What if something goes wrong?
If an error occurs, all job visualisations will include an error indication and status “FAILED”. We recommend you visit your job list and click on the item to view the detailed information. You can then view the error information. If you cannot determine the cause of the error, please contact us.
For the nerds
How do jobs run?
The following steps occur to create and run a job
- You use the UI or the API to run an operation which produces a job as a side effect (e.g. create, version, batch submit)
- The API completes the synchronous parts of the operation, then requests that the Job API launch a task with a well known type, subtype, input and output interface
- This publishes an event, which results in a database entry being created to track the status of the job. Additionally, a function runs asynchronously which runs a new worker task of the correct type (if there isn’t already a sufficient number running)
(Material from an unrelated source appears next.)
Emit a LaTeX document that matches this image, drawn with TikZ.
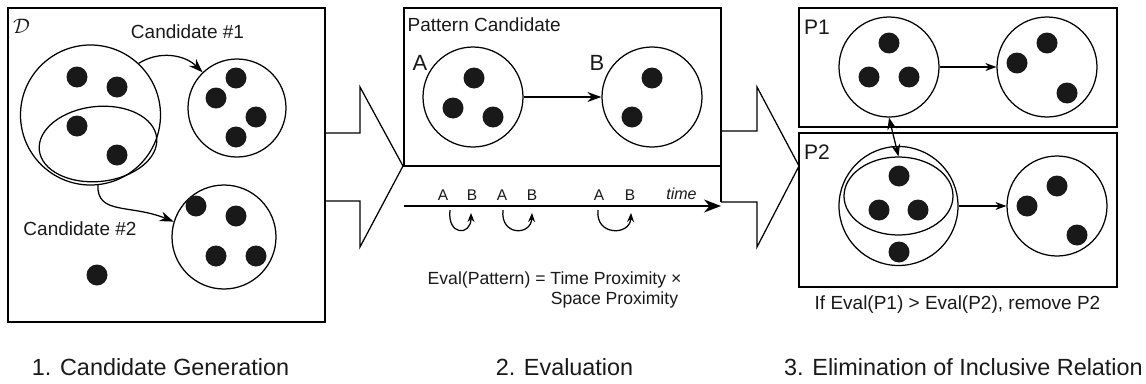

- While the worker is provisioned, the job remains pending
- Once the worker starts, it reads the job from the queue, performs the required action, then reports the status (SUCCEEDED or FAILED) to the job database, and deletes the item from the queue
The user can poll the Job API to ascertain the status of the job (as identified by a session ID).
How long do jobs take to start?
If there is already a worker running to process jobs, they can start almost immediately. If the system does not have running tasks (to save money), a task must be started. Tasks currently run using AWS ECS and incur a cold start time of around 30-40 seconds, on average. Once a job is running, it remains running until it has been idle for at least two consecutive minutes.
Programmatic job access
You can view, monitor and lodge jobs through the Job API. The endpoint that this job is deployed to will depend on your organisation’s deployment domain. The Job API has the prefix job-api
.
Can I create new types of jobs?
As a user of Provena, you cannot create new jobs. However, jobs are easy to build and configure. Please talk to the maintainer of your Provena deployment if you think you need a new job type.